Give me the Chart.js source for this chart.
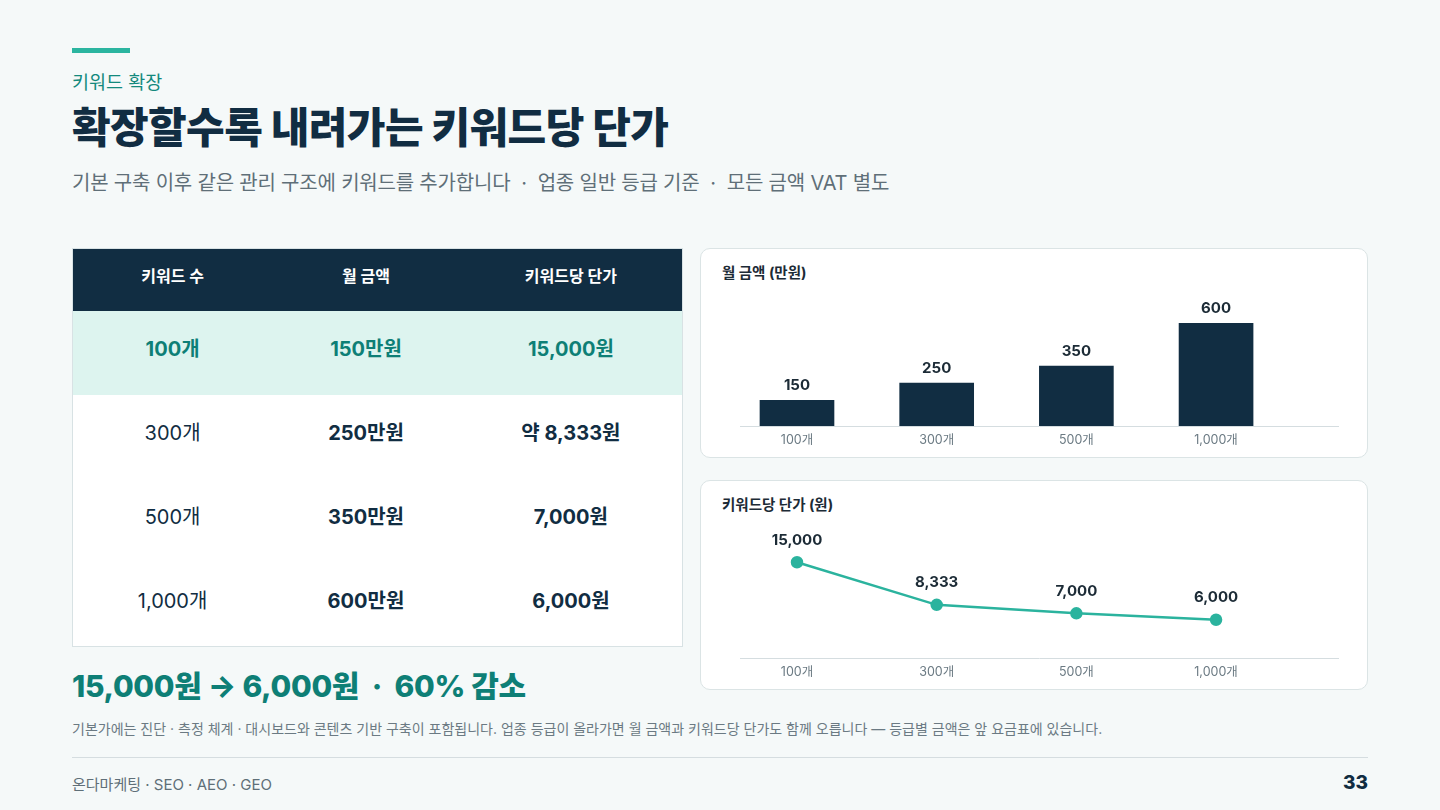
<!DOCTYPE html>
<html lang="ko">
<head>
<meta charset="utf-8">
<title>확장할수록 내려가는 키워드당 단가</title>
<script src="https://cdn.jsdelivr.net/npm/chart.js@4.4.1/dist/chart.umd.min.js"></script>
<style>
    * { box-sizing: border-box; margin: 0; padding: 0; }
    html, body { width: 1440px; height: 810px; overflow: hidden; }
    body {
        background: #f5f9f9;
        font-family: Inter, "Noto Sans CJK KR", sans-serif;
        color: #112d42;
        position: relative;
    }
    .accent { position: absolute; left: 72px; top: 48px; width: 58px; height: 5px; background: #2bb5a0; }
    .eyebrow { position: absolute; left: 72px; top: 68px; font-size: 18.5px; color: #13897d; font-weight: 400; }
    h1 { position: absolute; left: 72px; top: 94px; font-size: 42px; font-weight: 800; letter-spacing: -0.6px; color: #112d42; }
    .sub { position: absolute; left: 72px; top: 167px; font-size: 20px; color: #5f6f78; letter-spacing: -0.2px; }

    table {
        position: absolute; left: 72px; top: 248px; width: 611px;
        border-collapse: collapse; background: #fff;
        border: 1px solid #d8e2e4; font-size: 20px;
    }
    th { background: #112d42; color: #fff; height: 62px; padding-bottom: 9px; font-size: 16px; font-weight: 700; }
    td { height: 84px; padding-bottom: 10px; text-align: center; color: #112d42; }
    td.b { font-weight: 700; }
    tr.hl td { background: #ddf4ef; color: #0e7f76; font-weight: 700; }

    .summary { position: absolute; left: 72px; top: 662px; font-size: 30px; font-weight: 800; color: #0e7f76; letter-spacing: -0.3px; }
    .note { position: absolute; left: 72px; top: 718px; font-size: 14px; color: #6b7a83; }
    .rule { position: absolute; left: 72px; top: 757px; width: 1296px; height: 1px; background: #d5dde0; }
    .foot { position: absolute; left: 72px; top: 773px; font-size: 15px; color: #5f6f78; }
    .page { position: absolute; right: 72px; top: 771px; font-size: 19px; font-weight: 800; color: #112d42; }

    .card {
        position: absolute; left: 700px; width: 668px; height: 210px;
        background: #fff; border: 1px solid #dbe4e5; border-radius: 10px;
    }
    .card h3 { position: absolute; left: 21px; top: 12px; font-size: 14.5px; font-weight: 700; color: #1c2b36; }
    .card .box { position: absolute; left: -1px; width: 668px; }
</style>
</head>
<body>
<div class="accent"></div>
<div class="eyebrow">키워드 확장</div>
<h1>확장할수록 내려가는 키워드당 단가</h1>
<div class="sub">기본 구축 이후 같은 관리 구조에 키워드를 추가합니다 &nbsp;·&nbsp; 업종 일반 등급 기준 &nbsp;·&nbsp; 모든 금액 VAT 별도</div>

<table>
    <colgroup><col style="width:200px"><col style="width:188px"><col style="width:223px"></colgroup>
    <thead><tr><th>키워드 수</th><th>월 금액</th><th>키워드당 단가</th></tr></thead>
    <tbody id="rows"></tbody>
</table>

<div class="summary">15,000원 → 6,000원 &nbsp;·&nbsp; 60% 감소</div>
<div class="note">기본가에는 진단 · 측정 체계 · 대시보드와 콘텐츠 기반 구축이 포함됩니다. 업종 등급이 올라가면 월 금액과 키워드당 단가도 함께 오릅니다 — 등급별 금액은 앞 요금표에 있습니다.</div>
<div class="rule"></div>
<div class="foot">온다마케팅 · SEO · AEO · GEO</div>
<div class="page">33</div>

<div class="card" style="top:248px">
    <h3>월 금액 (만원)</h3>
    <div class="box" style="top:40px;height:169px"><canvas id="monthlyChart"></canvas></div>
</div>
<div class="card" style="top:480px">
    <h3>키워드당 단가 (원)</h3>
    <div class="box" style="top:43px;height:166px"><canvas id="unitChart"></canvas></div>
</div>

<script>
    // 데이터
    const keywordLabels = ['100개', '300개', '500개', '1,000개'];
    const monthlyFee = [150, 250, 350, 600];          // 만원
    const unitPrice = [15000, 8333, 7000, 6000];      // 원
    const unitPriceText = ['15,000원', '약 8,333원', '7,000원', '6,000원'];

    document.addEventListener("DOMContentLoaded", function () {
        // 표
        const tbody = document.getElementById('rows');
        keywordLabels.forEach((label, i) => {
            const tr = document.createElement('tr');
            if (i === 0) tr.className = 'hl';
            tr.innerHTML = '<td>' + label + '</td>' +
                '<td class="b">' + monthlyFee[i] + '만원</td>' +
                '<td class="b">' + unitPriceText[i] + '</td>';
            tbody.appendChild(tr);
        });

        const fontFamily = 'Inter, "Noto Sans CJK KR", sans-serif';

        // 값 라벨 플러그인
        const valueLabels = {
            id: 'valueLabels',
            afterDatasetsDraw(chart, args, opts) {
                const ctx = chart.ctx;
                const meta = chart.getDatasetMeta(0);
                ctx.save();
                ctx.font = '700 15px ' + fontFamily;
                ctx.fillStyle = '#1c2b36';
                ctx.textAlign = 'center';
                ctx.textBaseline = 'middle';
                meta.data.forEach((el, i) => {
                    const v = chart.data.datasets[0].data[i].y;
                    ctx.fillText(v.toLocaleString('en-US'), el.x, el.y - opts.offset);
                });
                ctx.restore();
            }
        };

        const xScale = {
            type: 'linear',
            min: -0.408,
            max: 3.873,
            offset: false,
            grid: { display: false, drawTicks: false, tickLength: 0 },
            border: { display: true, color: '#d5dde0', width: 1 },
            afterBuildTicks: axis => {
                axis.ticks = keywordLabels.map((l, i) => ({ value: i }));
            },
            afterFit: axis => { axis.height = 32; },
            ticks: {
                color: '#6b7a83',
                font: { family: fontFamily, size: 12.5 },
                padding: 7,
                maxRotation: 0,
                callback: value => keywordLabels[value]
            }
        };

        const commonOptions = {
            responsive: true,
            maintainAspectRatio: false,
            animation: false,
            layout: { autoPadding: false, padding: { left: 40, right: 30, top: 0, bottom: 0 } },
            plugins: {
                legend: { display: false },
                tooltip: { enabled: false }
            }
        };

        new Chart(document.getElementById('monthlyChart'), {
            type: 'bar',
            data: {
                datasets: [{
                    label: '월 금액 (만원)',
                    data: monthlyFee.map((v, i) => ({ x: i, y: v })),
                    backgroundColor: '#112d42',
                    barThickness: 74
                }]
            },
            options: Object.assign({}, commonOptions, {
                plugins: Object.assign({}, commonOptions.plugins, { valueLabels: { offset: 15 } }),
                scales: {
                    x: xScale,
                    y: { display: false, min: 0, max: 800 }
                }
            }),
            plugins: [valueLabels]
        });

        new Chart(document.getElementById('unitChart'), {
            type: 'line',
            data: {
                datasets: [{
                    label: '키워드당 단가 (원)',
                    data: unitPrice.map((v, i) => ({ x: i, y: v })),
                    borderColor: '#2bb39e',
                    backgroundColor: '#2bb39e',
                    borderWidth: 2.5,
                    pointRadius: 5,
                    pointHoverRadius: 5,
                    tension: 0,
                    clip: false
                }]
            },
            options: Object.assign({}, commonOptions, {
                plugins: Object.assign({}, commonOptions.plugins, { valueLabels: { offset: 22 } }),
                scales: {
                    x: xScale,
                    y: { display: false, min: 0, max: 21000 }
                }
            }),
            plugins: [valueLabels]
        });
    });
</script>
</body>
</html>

Work to complete: Give an exact reproduction of every line, leaving out any picture.

Exercise result:
Give me the Chart.js source for this chart.
<!DOCTYPE html>
<html lang="ko">
<head>
<meta charset="utf-8">
<title>확장할수록 내려가는 키워드당 단가</title>
<script src="https://cdn.jsdelivr.net/npm/chart.js@4.4.1/dist/chart.umd.min.js"></script>
<style>
    * { box-sizing: border-box; margin: 0; padding: 0; }
    html, body { width: 1440px; height: 810px; overflow: hidden; }
    body {
        background: #f5f9f9;
        font-family: Inter, "Noto Sans CJK KR", sans-serif;
        color: #112d42;
        position: relative;
    }
    .accent { position: absolute; left: 72px; top: 48px; width: 58px; height: 5px; background: #2bb5a0; }
    .eyebrow { position: absolute; left: 72px; top: 68px; font-size: 18.5px; color: #13897d; font-weight: 400; }
    h1 { position: absolute; left: 72px; top: 94px; font-size: 42px; font-weight: 800; letter-spacing: -0.6px; color: #112d42; }
    .sub { position: absolute; left: 72px; top: 167px; font-size: 20px; color: #5f6f78; letter-spacing: -0.2px; }

    table {
        position: absolute; left: 72px; top: 248px; width: 611px;
        border-collapse: collapse; background: #fff;
        border: 1px solid #d8e2e4; font-size: 20px;
    }
    th { background: #112d42; color: #fff; height: 62px; padding-bottom: 9px; font-size: 16px; font-weight: 700; }
    td { height: 84px; padding-bottom: 10px; text-align: center; color: #112d42; }
    td.b { font-weight: 700; }
    tr.hl td { background: #ddf4ef; color: #0e7f76; font-weight: 700; }

    .summary { position: absolute; left: 72px; top: 662px; font-size: 30px; font-weight: 800; color: #0e7f76; letter-spacing: -0.3px; }
    .note { position: absolute; left: 72px; top: 718px; font-size: 14px; color: #6b7a83; }
    .rule { position: absolute; left: 72px; top: 757px; width: 1296px; height: 1px; background: #d5dde0; }
    .foot { position: absolute; left: 72px; top: 773px; font-size: 15px; color: #5f6f78; }
    .page { position: absolute; right: 72px; top: 771px; font-size: 19px; font-weight: 800; color: #112d42; }

    .card {
        position: absolute; left: 700px; width: 668px; height: 210px;
        background: #fff; border: 1px solid #dbe4e5; border-radius: 10px;
    }
    .card h3 { position: absolute; left: 21px; top: 12px; font-size: 14.5px; font-weight: 700; color: #1c2b36; }
    .card .box { position: absolute; left: -1px; width: 668px; }
</style>
</head>
<body>
<div class="accent"></div>
<div class="eyebrow">키워드 확장</div>
<h1>확장할수록 내려가는 키워드당 단가</h1>
<div class="sub">기본 구축 이후 같은 관리 구조에 키워드를 추가합니다 &nbsp;·&nbsp; 업종 일반 등급 기준 &nbsp;·&nbsp; 모든 금액 VAT 별도</div>

<table>
    <colgroup><col style="width:200px"><col style="width:188px"><col style="width:223px"></colgroup>
    <thead><tr><th>키워드 수</th><th>월 금액</th><th>키워드당 단가</th></tr></thead>
    <tbody id="rows"></tbody>
</table>

<div class="summary">15,000원 → 6,000원 &nbsp;·&nbsp; 60% 감소</div>
<div class="note">기본가에는 진단 · 측정 체계 · 대시보드와 콘텐츠 기반 구축이 포함됩니다. 업종 등급이 올라가면 월 금액과 키워드당 단가도 함께 오릅니다 — 등급별 금액은 앞 요금표에 있습니다.</div>
<div class="rule"></div>
<div class="foot">온다마케팅 · SEO · AEO · GEO</div>
<div class="page">33</div>

<div class="card" style="top:248px">
    <h3>월 금액 (만원)</h3>
    <div class="box" style="top:40px;height:169px"><canvas id="monthlyChart"></canvas></div>
</div>
<div class="card" style="top:480px">
    <h3>키워드당 단가 (원)</h3>
    <div class="box" style="top:43px;height:166px"><canvas id="unitChart"></canvas></div>
</div>

<script>
    // 데이터
    const keywordLabels = ['100개', '300개', '500개', '1,000개'];
    const monthlyFee = [150, 250, 350, 600];          // 만원
    const unitPrice = [15000, 8333, 7000, 6000];      // 원
    const unitPriceText = ['15,000원', '약 8,333원', '7,000원', '6,000원'];

    document.addEventListener("DOMContentLoaded", function () {
        // 표
        const tbody = document.getElementById('rows');
        keywordLabels.forEach((label, i) => {
            const tr = document.createElement('tr');
            if (i === 0) tr.className = 'hl';
            tr.innerHTML = '<td>' + label + '</td>' +
                '<td class="b">' + monthlyFee[i] + '만원</td>' +
                '<td class="b">' + unitPriceText[i] + '</td>';
            tbody.appendChild(tr);
        });

        const fontFamily = 'Inter, "Noto Sans CJK KR", sans-serif';

        // 값 라벨 플러그인
        const valueLabels = {
            id: 'valueLabels',
            afterDatasetsDraw(chart, args, opts) {
                const ctx = chart.ctx;
                const meta = chart.getDatasetMeta(0);
                ctx.save();
                ctx.font = '700 15px ' + fontFamily;
                ctx.fillStyle = '#1c2b36';
                ctx.textAlign = 'center';
                ctx.textBaseline = 'middle';
                meta.data.forEach((el, i) => {
                    const v = chart.data.datasets[0].data[i].y;
                    ctx.fillText(v.toLocaleString('en-US'), el.x, el.y - opts.offset);
                });
                ctx.restore();
            }
        };

        const xScale = {
            type: 'linear',
            min: -0.408,
            max: 3.873,
            offset: false,
            grid: { display: false, drawTicks: false, tickLength: 0 },
            border: { display: true, color: '#d5dde0', width: 1 },
            afterBuildTicks: axis => {
                axis.ticks = keywordLabels.map((l, i) => ({ value: i }));
            },
            afterFit: axis => { axis.height = 32; },
            ticks: {
                color: '#6b7a83',
                font: { family: fontFamily, size: 12.5 },
                padding: 7,
                maxRotation: 0,
                callback: value => keywordLabels[value]
            }
        };

        const commonOptions = {
            responsive: true,
            maintainAspectRatio: false,
            animation: false,
            layout: { autoPadding: false, padding: { left: 40, right: 30, top: 0, bottom: 0 } },
            plugins: {
                legend: { display: false },
                tooltip: { enabled: false }
            }
        };

        new Chart(document.getElementById('monthlyChart'), {
            type: 'bar',
            data: {
                datasets: [{
                    label: '월 금액 (만원)',
                    data: monthlyFee.map((v, i) => ({ x: i, y: v })),
                    backgroundColor: '#112d42',
                    barThickness: 74
                }]
            },
            options: Object.assign({}, commonOptions, {
                plugins: Object.assign({}, commonOptions.plugins, { valueLabels: { offset: 15 } }),
                scales: {
                    x: xScale,
                    y: { display: false, min: 0, max: 800 }
                }
            }),
            plugins: [valueLabels]
        });

        new Chart(document.getElementById('unitChart'), {
            type: 'line',
            data: {
                datasets: [{
                    label: '키워드당 단가 (원)',
                    data: unitPrice.map((v, i) => ({ x: i, y: v })),
                    borderColor: '#2bb39e',
                    backgroundColor: '#2bb39e',
                    borderWidth: 2.5,
                    pointRadius: 5,
                    pointHoverRadius: 5,
                    tension: 0,
                    clip: false
                }]
            },
            options: Object.assign({}, commonOptions, {
                plugins: Object.assign({}, commonOptions.plugins, { valueLabels: { offset: 22 } }),
                scales: {
                    x: xScale,
                    y: { display: false, min: 0, max: 21000 }
                }
            }),
            plugins: [valueLabels]
        });
    });
</script>
</body>
</html>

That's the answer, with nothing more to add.